__Instructions to follow__.
Leave out any pictures and transcribe all other data below exactly.

---

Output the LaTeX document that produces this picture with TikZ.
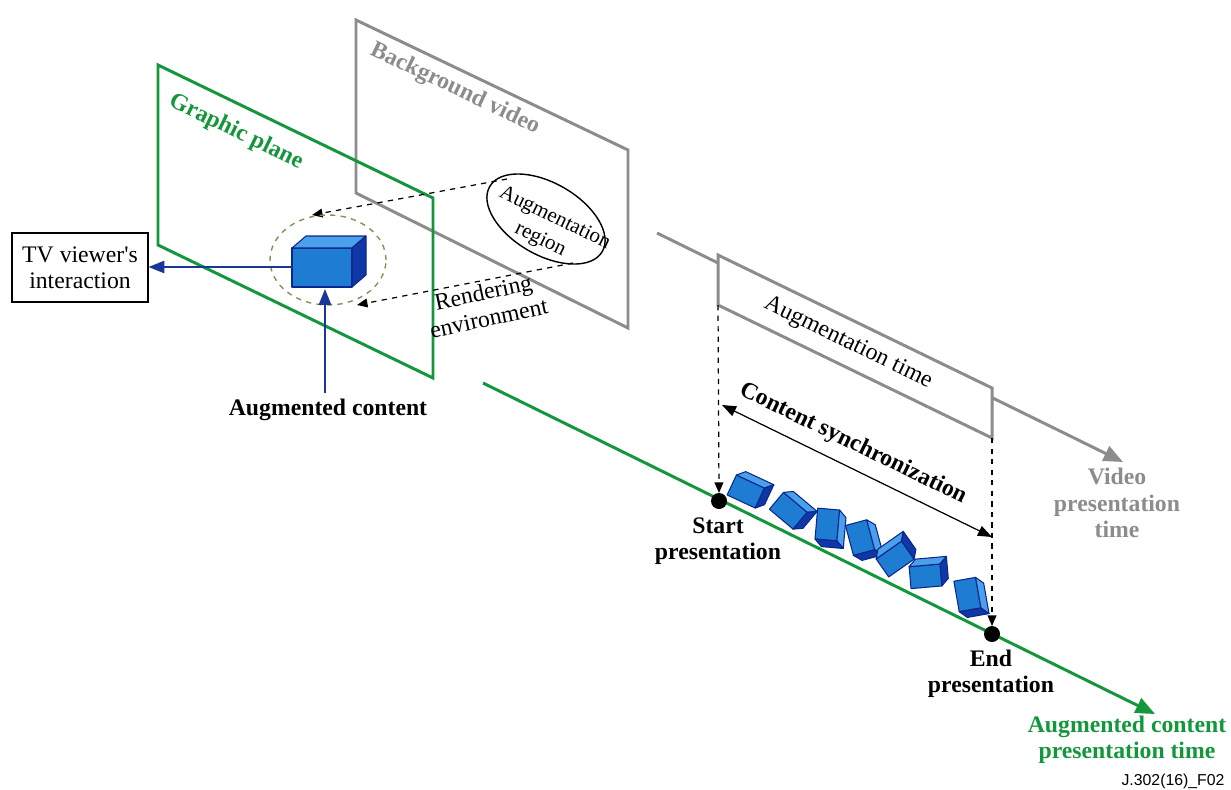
\documentclass[tikz,border=0pt]{standalone}
\usepackage{fontspec}
\setmainfont{Liberation Serif}
\newfontfamily\figsans{Liberation Sans}
\usetikzlibrary{arrows.meta,shapes.geometric}

\definecolor{planegreen}{RGB}{20,150,60}
\definecolor{planegray}{RGB}{140,140,140}
\definecolor{arrowblue}{RGB}{25,55,150}
\definecolor{cubefront}{RGB}{30,125,210}
\definecolor{cubetop}{RGB}{75,160,235}
\definecolor{cubeside}{RGB}{15,55,165}
\definecolor{cubeedge}{RGB}{10,40,140}
\definecolor{dashgreen}{RGB}{125,150,85}

\begin{document}
\begin{tikzpicture}[x=0.02cm,y=0.02cm,
    every node/.style={font=\fontsize{13.5}{15}\selectfont},
    boldlabel/.style={font=\fontsize{13.5}{15}\selectfont\bfseries},
    greenline/.style={draw=planegreen,line width=1.7pt},
    grayline/.style={draw=planegray,line width=1.7pt},
    bigtip/.style={-{Triangle[length=11pt,width=9pt]}},
    dasharrow/.style={dashed,line width=0.7pt,-{Triangle[length=6pt,width=5pt]}},
    bluearrow/.style={draw=arrowblue,line width=0.9pt,-{Triangle[length=9pt,width=7pt]}},
    cubeface/.style={draw=cubeedge,line width=0.6pt,line join=round}]
    \useasboundingbox (0,0) rectangle (1231,-789);

    % planes
    \draw[grayline] (356,-20) -- (628,-150) -- (628,-328) -- (356,-193) -- cycle;
    \node[boldlabel,text=planegray,rotate=-25.5] (bgvideo) at (455,-89) {Background video};

    \draw[greenline] (158,-65) -- (433,-198) -- (433,-378) -- (158,-245) -- cycle;
    \node[boldlabel,text=planegreen,rotate=-25.8] (gplane) at (236,-132) {Graphic plane};

    % augmentation region
    \draw[line width=0.8pt,rotate around={-30:(546,-219)}] (546,-219) ellipse (65 and 36);
    \node[align=center,rotate=-26,font=\fontsize{12}{14.5}\selectfont] (augreg) at (549,-230) {Augmentation\\region\hspace*{4pt}};
    \coordinate (regtop) at (507,-179);
    \coordinate (regbot) at (573,-263);
    \coordinate (ringtop) at (312,-215);
    \coordinate (ringbot) at (357,-305);
    \draw[dasharrow] (regtop) -- (ringtop);
    \draw[dasharrow] (regbot) -- (ringbot);
    \node[align=center,rotate=12] (render) at (486,-305) {Rendering\\environment};

    % rendered content
    \draw[dashgreen,dashed,line width=0.8pt] (328,-260) ellipse (58 and 45);
    \draw[cubeface,fill=cubefront] (292,-248) rectangle (352,-287);
    \draw[cubeface,fill=cubetop] (292,-248) -- (306,-236) -- (366,-236) -- (352,-248) -- cycle;
    \draw[cubeface,fill=cubeside] (352,-248) -- (366,-236) -- (366,-275) -- (352,-287) -- cycle;
    \coordinate (cubeleft) at (292,-267);
    \coordinate (cubebot) at (325,-289);

    \node[draw,line width=0.6pt,align=center,minimum width=2.72cm,minimum height=1.38cm,inner sep=0pt] (tv) at (80,-267.5) {TV viewer\textquotesingle s\\interaction};
    \draw[bluearrow] (cubeleft) -- (tv.east |- cubeleft);

    \node[boldlabel] (augc) at (328,-410) {Augmented content};
    \draw[bluearrow] (augc.north -| cubebot) -- (cubebot);

    % video time line
    \coordinate (vstart) at (657,-233);
    \coordinate (vend) at (1123,-462);
    \draw[grayline,bigtip,color=planegray] (vstart) -- (vend);
    \draw[grayline,fill=white] (718,-255) -- (992,-388) -- (992,-438) -- (718,-305) -- cycle;
    \node[rotate=-25.9] (augtime) at (848,-343) {Augmentation time};
    \node[boldlabel,text=planegray,align=center] (vtime) at (1117,-503) {Video\\presentation\\time};

    % content time line
    \coordinate (cstart) at (483,-383);
    \coordinate (cend) at (1155,-714);
    \draw[greenline,bigtip,color=planegreen] (cstart) -- (cend);
    \fill (719,-501) circle (8) coordinate (sdot);
    \fill (992,-634) circle (8) coordinate (edot);
    \coordinate (boxl) at (718,-305);
    \coordinate (boxr) at (992,-438);
    \draw[dasharrow] (boxl) -- (719,-493);
    \draw[dasharrow] (boxr) -- (992,-626);

    \coordinate (syncl) at (722,-405);
    \coordinate (syncr) at (992,-537);
    \draw[line width=0.7pt,{Triangle[length=8pt,width=6pt]}-{Triangle[length=8pt,width=6pt]}] (syncl) -- (syncr);
    \node[boldlabel,rotate=-26] (sync) at (853,-444) {Content synchronization};

    % tumbling cubes
    \foreach \cx/\cy/\ca in {749/493/-25,791/513/-40,827/528/-95,861/541/-75,898/557/35,929/576/5,968/598/-80}{
        \begin{scope}[shift={(\cx,-\cy)},rotate=\ca]
            \draw[cubeface,fill=cubefront] (-19,-11) rectangle (12,11);
            \draw[cubeface,fill=cubetop] (-19,11) -- (-12,18) -- (19,18) -- (12,11) -- cycle;
            \draw[cubeface,fill=cubeside] (12,-11) -- (19,-4) -- (19,18) -- (12,11) -- cycle;
        \end{scope}
    }

    \node[boldlabel,align=center] (startp) at (718,-541) {Start\\presentation};
    \node[boldlabel,align=center] (endp) at (991,-674) {End\\presentation};
    \node[boldlabel,text=planegreen,align=center] (ctime) at (1127,-740) {Augmented content\\presentation time};
    \node[font=\figsans\fontsize{9}{10}\selectfont] (figno) at (1173,-781) {J.302(16)\_F02};
\end{tikzpicture}
\end{document}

---

__Solution to the problem__.
Output the LaTeX document that produces this picture with TikZ.
\documentclass[tikz,border=0pt]{standalone}
\usepackage{fontspec}
\setmainfont{Liberation Serif}
\newfontfamily\figsans{Liberation Sans}
\usetikzlibrary{arrows.meta,shapes.geometric}

\definecolor{planegreen}{RGB}{20,150,60}
\definecolor{planegray}{RGB}{140,140,140}
\definecolor{arrowblue}{RGB}{25,55,150}
\definecolor{cubefront}{RGB}{30,125,210}
\definecolor{cubetop}{RGB}{75,160,235}
\definecolor{cubeside}{RGB}{15,55,165}
\definecolor{cubeedge}{RGB}{10,40,140}
\definecolor{dashgreen}{RGB}{125,150,85}

\begin{document}
\begin{tikzpicture}[x=0.02cm,y=0.02cm,
    every node/.style={font=\fontsize{13.5}{15}\selectfont},
    boldlabel/.style={font=\fontsize{13.5}{15}\selectfont\bfseries},
    greenline/.style={draw=planegreen,line width=1.7pt},
    grayline/.style={draw=planegray,line width=1.7pt},
    bigtip/.style={-{Triangle[length=11pt,width=9pt]}},
    dasharrow/.style={dashed,line width=0.7pt,-{Triangle[length=6pt,width=5pt]}},
    bluearrow/.style={draw=arrowblue,line width=0.9pt,-{Triangle[length=9pt,width=7pt]}},
    cubeface/.style={draw=cubeedge,line width=0.6pt,line join=round}]
    \useasboundingbox (0,0) rectangle (1231,-789);

    % planes
    \draw[grayline] (356,-20) -- (628,-150) -- (628,-328) -- (356,-193) -- cycle;
    \node[boldlabel,text=planegray,rotate=-25.5] (bgvideo) at (455,-89) {Background video};

    \draw[greenline] (158,-65) -- (433,-198) -- (433,-378) -- (158,-245) -- cycle;
    \node[boldlabel,text=planegreen,rotate=-25.8] (gplane) at (236,-132) {Graphic plane};

    % augmentation region
    \draw[line width=0.8pt,rotate around={-30:(546,-219)}] (546,-219) ellipse (65 and 36);
    \node[align=center,rotate=-26,font=\fontsize{12}{14.5}\selectfont] (augreg) at (549,-230) {Augmentation\\region\hspace*{4pt}};
    \coordinate (regtop) at (507,-179);
    \coordinate (regbot) at (573,-263);
    \coordinate (ringtop) at (312,-215);
    \coordinate (ringbot) at (357,-305);
    \draw[dasharrow] (regtop) -- (ringtop);
    \draw[dasharrow] (regbot) -- (ringbot);
    \node[align=center,rotate=12] (render) at (486,-305) {Rendering\\environment};

    % rendered content
    \draw[dashgreen,dashed,line width=0.8pt] (328,-260) ellipse (58 and 45);
    \draw[cubeface,fill=cubefront] (292,-248) rectangle (352,-287);
    \draw[cubeface,fill=cubetop] (292,-248) -- (306,-236) -- (366,-236) -- (352,-248) -- cycle;
    \draw[cubeface,fill=cubeside] (352,-248) -- (366,-236) -- (366,-275) -- (352,-287) -- cycle;
    \coordinate (cubeleft) at (292,-267);
    \coordinate (cubebot) at (325,-289);

    \node[draw,line width=0.6pt,align=center,minimum width=2.72cm,minimum height=1.38cm,inner sep=0pt] (tv) at (80,-267.5) {TV viewer\textquotesingle s\\interaction};
    \draw[bluearrow] (cubeleft) -- (tv.east |- cubeleft);

    \node[boldlabel] (augc) at (328,-410) {Augmented content};
    \draw[bluearrow] (augc.north -| cubebot) -- (cubebot);

    % video time line
    \coordinate (vstart) at (657,-233);
    \coordinate (vend) at (1123,-462);
    \draw[grayline,bigtip,color=planegray] (vstart) -- (vend);
    \draw[grayline,fill=white] (718,-255) -- (992,-388) -- (992,-438) -- (718,-305) -- cycle;
    \node[rotate=-25.9] (augtime) at (848,-343) {Augmentation time};
    \node[boldlabel,text=planegray,align=center] (vtime) at (1117,-503) {Video\\presentation\\time};

    % content time line
    \coordinate (cstart) at (483,-383);
    \coordinate (cend) at (1155,-714);
    \draw[greenline,bigtip,color=planegreen] (cstart) -- (cend);
    \fill (719,-501) circle (8) coordinate (sdot);
    \fill (992,-634) circle (8) coordinate (edot);
    \coordinate (boxl) at (718,-305);
    \coordinate (boxr) at (992,-438);
    \draw[dasharrow] (boxl) -- (719,-493);
    \draw[dasharrow] (boxr) -- (992,-626);

    \coordinate (syncl) at (722,-405);
    \coordinate (syncr) at (992,-537);
    \draw[line width=0.7pt,{Triangle[length=8pt,width=6pt]}-{Triangle[length=8pt,width=6pt]}] (syncl) -- (syncr);
    \node[boldlabel,rotate=-26] (sync) at (853,-444) {Content synchronization};

    % tumbling cubes
    \foreach \cx/\cy/\ca in {749/493/-25,791/513/-40,827/528/-95,861/541/-75,898/557/35,929/576/5,968/598/-80}{
        \begin{scope}[shift={(\cx,-\cy)},rotate=\ca]
            \draw[cubeface,fill=cubefront] (-19,-11) rectangle (12,11);
            \draw[cubeface,fill=cubetop] (-19,11) -- (-12,18) -- (19,18) -- (12,11) -- cycle;
            \draw[cubeface,fill=cubeside] (12,-11) -- (19,-4) -- (19,18) -- (12,11) -- cycle;
        \end{scope}
    }

    \node[boldlabel,align=center] (startp) at (718,-541) {Start\\presentation};
    \node[boldlabel,align=center] (endp) at (991,-674) {End\\presentation};
    \node[boldlabel,text=planegreen,align=center] (ctime) at (1127,-740) {Augmented content\\presentation time};
    \node[font=\figsans\fontsize{9}{10}\selectfont] (figno) at (1173,-781) {J.302(16)\_F02};
\end{tikzpicture}
\end{document}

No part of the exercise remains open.